Wordsmiths is an open-source repository built for one purpose; understanding and applying operational transformation using Python.
All information presented is from the personal understanding and supporting documents. Feel free to make a pull request if there is anything I've misinterpreted - contributing to the project in any way is encouraged.
pip install wordsmiths
View the project - currently under work
- Introduction
- Usage
- Operations
- Transformations
- Compression Algorithms
- Transformation Functions
- Sockets
Wordsmiths is an open-source repository built for one purpose; understanding and applying operational transformation using Python and Flask.
Operational Transformation (OT) is a system of algorithms designed to resolve conflicts between users in a real-time collaborative editing environment. The ultimate intention of Operational Transformation is to maintain and synchronise a consistent state between any number of users in a shared document in high latency environments.
The goal of this document is to extensively document the system and implement it.
# standard import
import wordsmiths
# instantiate to variable
OT = wordsmiths.OT_String()
# call transform method
OT.transform(op1, op2)
OT is a concatenation of two key processes; Operations and Transformations. Operations refer to an action which is performed on a document by a user. These actions can be a variety of different elements depending on the capabilities of the document editor, yet the fundamental operations of basic text documents are inserting and deleting characters at a specific index of the document with respect to the position of the cursor. An example of a set of operations can be observed in Figure 1.
Figure 1. A set of simple operations relevant to a text editor
Operation | Desired effect |
---|---|
Insert(char, index) | Inserts specific character at relative index. |
Delete(char, index) | Deletes specific character at relative index. |
Retain(n) | Advances the cursor “n” number of times. |
The initial problem which OT was developed to solve are the conflicts which occur as a result of multiple users concurrently executing operations on a document. If multiple users attempt to execute an operation at a specific index of a document, there will be inconsistencies when their operations are sent to the other user - leaving the document in an unsynchronised state. This problem is illustrated in Figure 2, where two users attempt to execute an insert operation on a document.
Figure 2. The concurrent operations problem
In this scenario, the users start with an initial string “abc”, User-01 intends to insert the character “Y” at the index “1” and User-02 intends to insert the character “Z” at the index “1”. Both of the users execute the operation locally, resulting in the strings “abYc” and “abZc” respectively. After local execution, they both send their operations to each other and execute it straight away - subsequently resulting in two different strings “abZYc” and “abYZc”. This problem illustrates how naively sending operations between clients will result in inconsistent states between users, thus, preventing the ability to collaboratively edit on a document. The solution to this problem is to first transform both operations together when it is sent to the other user so that we can achieve the intentions of both users.

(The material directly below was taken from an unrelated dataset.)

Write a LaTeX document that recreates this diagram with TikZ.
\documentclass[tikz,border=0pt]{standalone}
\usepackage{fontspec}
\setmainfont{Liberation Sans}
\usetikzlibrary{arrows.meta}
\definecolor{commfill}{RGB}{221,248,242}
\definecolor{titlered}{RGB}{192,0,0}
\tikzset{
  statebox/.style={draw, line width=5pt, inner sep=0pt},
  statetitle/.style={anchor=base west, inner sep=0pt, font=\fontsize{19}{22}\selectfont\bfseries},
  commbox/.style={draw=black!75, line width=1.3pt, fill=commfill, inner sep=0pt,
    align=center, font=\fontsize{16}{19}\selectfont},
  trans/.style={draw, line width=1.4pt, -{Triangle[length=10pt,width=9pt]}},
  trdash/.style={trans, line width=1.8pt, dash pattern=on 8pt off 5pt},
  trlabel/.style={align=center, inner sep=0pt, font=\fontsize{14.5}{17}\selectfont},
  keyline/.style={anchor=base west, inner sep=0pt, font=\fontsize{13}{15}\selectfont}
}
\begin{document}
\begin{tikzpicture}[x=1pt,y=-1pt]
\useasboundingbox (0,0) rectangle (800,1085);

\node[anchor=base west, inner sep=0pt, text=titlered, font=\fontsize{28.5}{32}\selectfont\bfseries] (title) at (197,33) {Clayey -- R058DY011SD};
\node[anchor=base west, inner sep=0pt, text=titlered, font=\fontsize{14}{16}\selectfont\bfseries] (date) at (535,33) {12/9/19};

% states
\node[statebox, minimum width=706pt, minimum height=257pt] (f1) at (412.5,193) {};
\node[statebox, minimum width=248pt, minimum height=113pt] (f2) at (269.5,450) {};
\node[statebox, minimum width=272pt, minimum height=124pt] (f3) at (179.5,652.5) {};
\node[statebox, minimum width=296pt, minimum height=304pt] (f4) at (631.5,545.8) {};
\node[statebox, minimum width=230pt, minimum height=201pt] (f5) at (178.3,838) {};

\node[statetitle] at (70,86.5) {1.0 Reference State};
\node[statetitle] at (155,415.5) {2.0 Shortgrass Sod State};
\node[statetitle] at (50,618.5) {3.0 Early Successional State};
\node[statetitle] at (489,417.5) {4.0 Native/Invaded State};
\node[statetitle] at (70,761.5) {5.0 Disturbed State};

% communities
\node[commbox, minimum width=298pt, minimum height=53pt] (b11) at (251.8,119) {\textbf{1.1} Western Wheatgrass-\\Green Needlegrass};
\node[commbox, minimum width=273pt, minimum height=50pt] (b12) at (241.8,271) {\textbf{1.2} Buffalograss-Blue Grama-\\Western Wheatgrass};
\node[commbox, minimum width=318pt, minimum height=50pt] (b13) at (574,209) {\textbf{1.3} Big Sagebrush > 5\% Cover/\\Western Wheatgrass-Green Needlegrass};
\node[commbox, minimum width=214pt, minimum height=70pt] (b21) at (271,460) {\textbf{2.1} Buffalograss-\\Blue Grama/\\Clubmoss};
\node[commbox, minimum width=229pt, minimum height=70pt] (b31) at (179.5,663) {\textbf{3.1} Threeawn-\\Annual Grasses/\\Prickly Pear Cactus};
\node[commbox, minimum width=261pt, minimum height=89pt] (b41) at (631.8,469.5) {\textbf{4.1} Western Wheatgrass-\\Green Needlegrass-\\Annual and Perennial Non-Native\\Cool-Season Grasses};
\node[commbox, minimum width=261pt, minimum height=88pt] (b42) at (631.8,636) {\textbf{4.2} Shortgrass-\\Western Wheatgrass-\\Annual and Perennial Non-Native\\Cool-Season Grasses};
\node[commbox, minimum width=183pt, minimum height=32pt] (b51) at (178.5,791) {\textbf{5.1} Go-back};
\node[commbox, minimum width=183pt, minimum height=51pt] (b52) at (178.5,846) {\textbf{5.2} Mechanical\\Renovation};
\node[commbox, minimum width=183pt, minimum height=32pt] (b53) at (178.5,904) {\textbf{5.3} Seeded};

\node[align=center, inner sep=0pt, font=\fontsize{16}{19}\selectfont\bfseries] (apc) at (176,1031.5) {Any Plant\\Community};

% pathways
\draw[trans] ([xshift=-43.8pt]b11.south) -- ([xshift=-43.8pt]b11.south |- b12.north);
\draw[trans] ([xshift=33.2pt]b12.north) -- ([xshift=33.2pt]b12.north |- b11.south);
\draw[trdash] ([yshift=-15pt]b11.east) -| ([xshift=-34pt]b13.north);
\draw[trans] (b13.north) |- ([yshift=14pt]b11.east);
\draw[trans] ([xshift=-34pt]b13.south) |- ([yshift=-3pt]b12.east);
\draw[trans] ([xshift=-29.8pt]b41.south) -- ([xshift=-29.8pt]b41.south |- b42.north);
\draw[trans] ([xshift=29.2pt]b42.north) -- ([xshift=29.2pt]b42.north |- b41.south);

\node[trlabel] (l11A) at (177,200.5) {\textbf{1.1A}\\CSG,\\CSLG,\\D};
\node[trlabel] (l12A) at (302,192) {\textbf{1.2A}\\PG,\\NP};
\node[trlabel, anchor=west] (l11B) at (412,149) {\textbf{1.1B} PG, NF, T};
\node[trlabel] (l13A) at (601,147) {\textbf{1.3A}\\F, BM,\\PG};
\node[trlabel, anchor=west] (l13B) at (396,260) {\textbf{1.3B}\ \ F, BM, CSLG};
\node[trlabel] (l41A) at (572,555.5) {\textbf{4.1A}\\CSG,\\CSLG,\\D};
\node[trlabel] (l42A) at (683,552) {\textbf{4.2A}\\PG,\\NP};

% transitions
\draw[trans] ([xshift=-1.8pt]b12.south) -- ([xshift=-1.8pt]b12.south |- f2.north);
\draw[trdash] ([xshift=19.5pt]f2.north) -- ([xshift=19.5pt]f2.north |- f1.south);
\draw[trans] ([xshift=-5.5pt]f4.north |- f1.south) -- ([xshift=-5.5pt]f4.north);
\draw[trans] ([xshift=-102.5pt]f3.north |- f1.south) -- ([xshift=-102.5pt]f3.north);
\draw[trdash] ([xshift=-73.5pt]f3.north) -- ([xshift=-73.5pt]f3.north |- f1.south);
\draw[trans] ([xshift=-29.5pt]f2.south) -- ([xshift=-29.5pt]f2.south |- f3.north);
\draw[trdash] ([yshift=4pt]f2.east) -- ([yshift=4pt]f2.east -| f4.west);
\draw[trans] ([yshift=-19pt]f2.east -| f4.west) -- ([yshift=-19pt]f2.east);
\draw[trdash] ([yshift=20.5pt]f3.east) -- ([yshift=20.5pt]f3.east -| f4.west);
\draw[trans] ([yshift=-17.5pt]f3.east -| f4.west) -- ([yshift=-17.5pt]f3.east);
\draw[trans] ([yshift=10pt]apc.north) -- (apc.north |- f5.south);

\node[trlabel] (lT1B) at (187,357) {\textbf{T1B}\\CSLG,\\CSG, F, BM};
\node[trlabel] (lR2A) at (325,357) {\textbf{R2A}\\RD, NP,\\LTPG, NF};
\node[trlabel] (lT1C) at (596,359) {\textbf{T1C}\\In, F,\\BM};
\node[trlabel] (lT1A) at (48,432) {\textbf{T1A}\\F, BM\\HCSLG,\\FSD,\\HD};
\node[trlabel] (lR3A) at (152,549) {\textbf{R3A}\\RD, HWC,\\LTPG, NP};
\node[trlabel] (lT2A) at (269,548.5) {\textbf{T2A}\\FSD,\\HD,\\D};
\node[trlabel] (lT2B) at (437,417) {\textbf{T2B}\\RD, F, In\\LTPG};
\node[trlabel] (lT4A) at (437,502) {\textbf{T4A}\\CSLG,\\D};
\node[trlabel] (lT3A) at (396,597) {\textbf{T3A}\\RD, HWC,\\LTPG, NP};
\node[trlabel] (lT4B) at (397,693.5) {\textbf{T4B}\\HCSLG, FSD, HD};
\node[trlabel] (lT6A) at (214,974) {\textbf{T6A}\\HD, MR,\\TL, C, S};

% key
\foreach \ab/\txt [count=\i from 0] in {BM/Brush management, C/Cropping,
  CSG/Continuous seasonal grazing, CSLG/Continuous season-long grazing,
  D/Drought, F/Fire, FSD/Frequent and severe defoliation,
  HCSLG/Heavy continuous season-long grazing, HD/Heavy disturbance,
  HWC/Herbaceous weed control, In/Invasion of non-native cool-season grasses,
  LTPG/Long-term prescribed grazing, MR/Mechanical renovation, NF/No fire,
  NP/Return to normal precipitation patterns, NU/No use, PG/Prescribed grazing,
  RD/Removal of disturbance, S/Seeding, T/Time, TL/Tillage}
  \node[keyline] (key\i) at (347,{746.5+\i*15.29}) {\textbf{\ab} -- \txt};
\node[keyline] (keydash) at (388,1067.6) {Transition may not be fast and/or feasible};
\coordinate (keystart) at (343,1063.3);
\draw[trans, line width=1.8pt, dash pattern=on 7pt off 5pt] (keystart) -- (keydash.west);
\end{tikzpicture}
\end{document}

In this specific python implementation, operations are stored as dictionaries in a list, eg;
op1 = [{'retain': 1}, {'insert', 'a'}]
The transform is the core element of Operational Transformation, it does the heavy lifting for the system. Transforms essentially define the rules for converging multiple operations together.
Google defines this transformation process with the mathematical identity;
This essentially states that when the transform is given two operations, a and b respectively, it will derive two new operations known as a’ and b’. Effectively, these two derivatives can then be applied to both users to achieve a synchronised, equal state. This mathematical identity is illustrated in a state diagram in Figure 3, showing how the derivatives from transform can be used to achieve the same state.
// TODO: Extend and make more comprehensive.
Warning! Compression is only applicable to string-wise transformation functions. This will not work if you are using character-wise transformation algorithms.
As opposed to storing every single operation (eg, typing a character) received by every user in every document - we can save valuable storage by compressing operations together before sending them for processing. This assumes an OT model which makes clients wait for server acknowledgement before sending more operations. During this state of waiting for acknowledgement, the client compresses the character-wise operations into strings where applicable. This is cost-efficient as the only thing the server has to do for each user is receive, apply, potentially transform and send operations and the client does the supposed "lifting" when it performs compression (which in itself is a relatively cheap operation).
See wordsmiths/ot.py for code-commented transformation functions. Wordsmiths @ PyCon
// TODO: Users who insert an operation at the same time don't resolve conflicts, the fix is to make both operations agree on which one to insert first (order matters) so that they don't insert at different times.
// TODO: Build a client/server which can perform operational transformation today
Sockets is the desirable web protocol for an OT system, since there is an almost constant communication between a client and server, using long-polling ajax requests becomes cumbersome and inefficient extremely quick. Sockets eliminates the need for continuous requests, and just opens the connection between the server and client - also enabling an example where multiple clients are connected to one document. Using the WebSocket protocol reduces potential overhead since information is constantly being sent between client and server - as the only overhead is sent in the initial handshake - operations afterward become a lot smaller.
In the example of this implementation, Flask-SocketIO(link) is used to satisfy socket requirements on the python server-side and the SocketIO javascript implementation is used to connect to the client over ws://.